How Our Warped Legal System and Law Enforcement Culture Lets Cops Get Away With Murder
It seems fitting that 2015 would end with yet another example of our justice system failing to hold police accountable for killing an unarmed African-American. The Tamir Rice case was especially poignant because the victim was only 12 years old. He was playing in the park with a toy gun — like millions of kids do all over the country. And the video that everyone saw with their own eyes showed that police rolled up and within seconds shot him dead. The prosecution and a grand jury decided they were justified in doing that for reasons that make little sense to rational people.

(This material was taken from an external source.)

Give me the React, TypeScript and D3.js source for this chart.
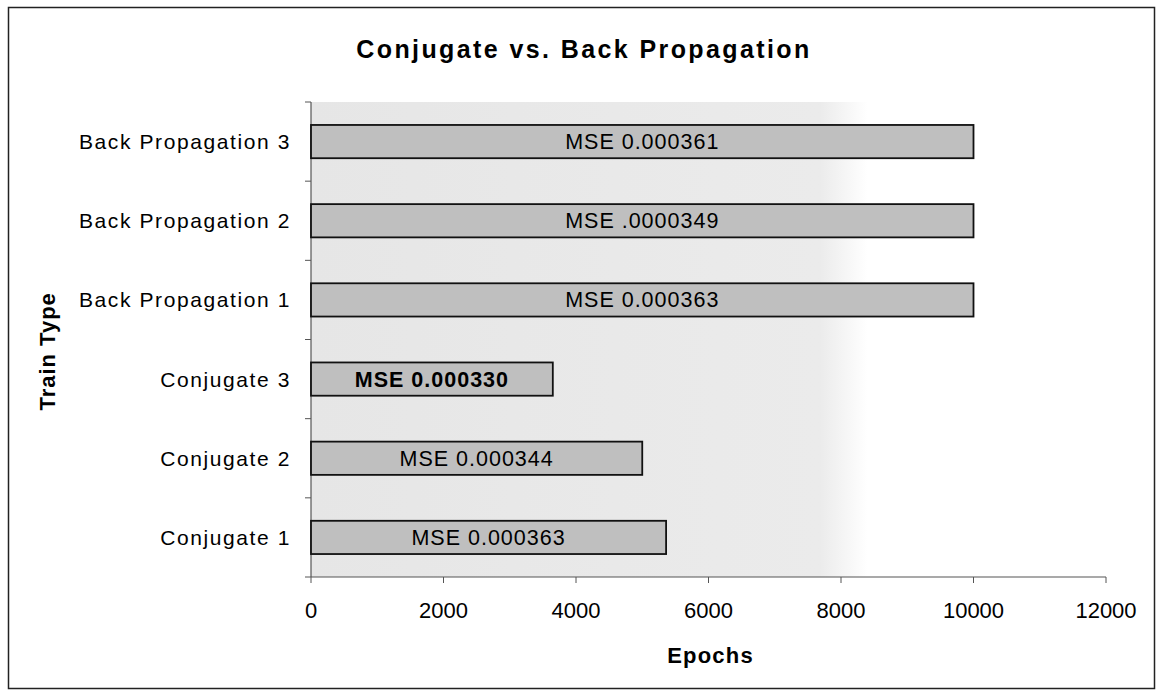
import React from 'react';
import * as d3 from 'd3';

// categories listed bottom to top as in the chart
const trainTypes = [
  'Conjugate 1',
  'Conjugate 2',
  'Conjugate 3',
  'Back Propagation 1',
  'Back Propagation 2',
  'Back Propagation 3',
];
const epochs = [5360, 5000, 3650, 10000, 10000, 10000];
const mseLabels = [
  'MSE 0.000363',
  'MSE 0.000344',
  'MSE 0.000330',
  'MSE 0.000363',
  'MSE .0000349',
  'MSE 0.000361',
];
const boldLabel = [false, false, true, false, false, false];
const xTicks = [0, 2000, 4000, 6000, 8000, 10000, 12000];

const W = 1157;
const H = 692;
const m = { left: 311, right: 51, top: 102, bottom: 115 };
const font = 'Arial, "Liberation Sans", sans-serif';

export default function App() {
  const x = d3.scaleLinear().domain([0, 12000]).range([m.left, W - m.right]);
  const y = d3
    .scaleBand()
    .domain([...trainTypes].reverse())
    .range([m.top, H - m.bottom])
    .paddingInner(0.58)
    .paddingOuter(0.29);
  const step = y.step();
  const y0 = H - m.bottom;

  // tick positions between categories
  const yTicks = d3.range(trainTypes.length + 1).map((i) => m.top + i * ((y0 - m.top) / trainTypes.length));

  return (
    <svg width={W} height={H} style={{ position: 'absolute', left: 0, top: 0 }} fontFamily={font}>
      <defs>
        <linearGradient id="bg" x1="0" x2="1" y1="0" y2="0">
          <stop offset="0" stopColor="#e6e6e6" />
          <stop offset="0.64" stopColor="#ebebeb" />
          <stop offset="0.7" stopColor="#ffffff" />
        </linearGradient>
      </defs>
      <rect x={0} y={0} width={W} height={H} fill="#fff" />
      <rect x={8.5} y={7.5} width={1146} height={681} fill="none" stroke="#222" strokeWidth={1.5} />

      <text x={584} y={58} textAnchor="middle" fontSize={25} fontWeight="bold" letterSpacing={2.4} fill="#000">
        Conjugate vs. Back Propagation
      </text>

      <rect x={m.left} y={m.top} width={x(12000) - m.left} height={y0 - m.top} fill="url(#bg)" />

      {/* y axis */}
      <line x1={m.left} x2={m.left} y1={m.top} y2={y0} stroke="#555" strokeWidth={1.2} />
      {yTicks.map((t, i) => (
        <line key={i} x1={m.left - 6} x2={m.left} y1={t} y2={t} stroke="#555" strokeWidth={1} />
      ))}

      {/* x axis */}
      <line x1={m.left} x2={x(12000)} y1={y0} y2={y0} stroke="#555" strokeWidth={1.2} />
      {xTicks.map((t) => (
        <g key={t}>
          <line x1={x(t)} x2={x(t)} y1={y0} y2={y0 + 6} stroke="#555" strokeWidth={1} />
          <text x={x(t)} y={y0 + 41} textAnchor="middle" fontSize={22} fill="#000">
            {t}
          </text>
        </g>
      ))}

      {trainTypes.map((c, i) => {
        const by = y(c)!;
        const bh = y.bandwidth();
        return (
          <g key={c}>
            <rect
              x={x(0)}
              y={by}
              width={x(epochs[i]) - x(0)}
              height={bh}
              fill="#bfbfbf"
              stroke="#111"
              strokeWidth={1.8}
            />
            <text
              x={(x(0) + x(epochs[i])) / 2}
              y={by + bh / 2 + 7.5}
              textAnchor="middle"
              fontSize={21.5}
              letterSpacing={1}
              fontWeight={boldLabel[i] ? 'bold' : 'normal'}
              fill="#000"
            >
              {mseLabels[i]}
            </text>
            <text x={291} y={by + bh / 2 + 7.5} textAnchor="end" fontSize={21} letterSpacing={1.6} fill="#000">
              {c}
            </text>
          </g>
        );
      })}

      <text x={(m.left + x(12000)) / 2 + 2} y={663} textAnchor="middle" fontSize={22} fontWeight="bold" letterSpacing={1.2} fill="#000">
        Epochs
      </text>
      <text
        transform={`translate(55, ${m.top + step * 3.15}) rotate(-90)`}
        textAnchor="middle"
        fontSize={22}
        fontWeight="bold"
        letterSpacing={1}
        fill="#000"
      >
        Train Type
      </text>
    </svg>
  );
}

The story of fatal police shootings of unarmed African-Americans is a national shame. We don’t even know how many of them there are. But with every video and every family’s public pain and every astonishing decision to hold nobody accountable, the nation is shocked out of its complacency and police reforms are demanded by the people. It is long overdue.
The Obama administration released its reform recommendations from the Task Force on 21st Century Policing last spring. This article in the Nation by Alex S Vitale outlines the proposals for changes in police procedures:
Such procedural reforms focus on training officers to be more judicious and race-neutral in their use of force and how they interact with the public. The report encourages officers to work harder to explain to people why they are being stopped, questioned or arrested. Departments are advised to create consistent use of force policies and mechanisms for civilian oversight and transparency. The report implies that more training, diversity and communication will lead to enhanced police community relations, more effective crime control and greater police legitimacy.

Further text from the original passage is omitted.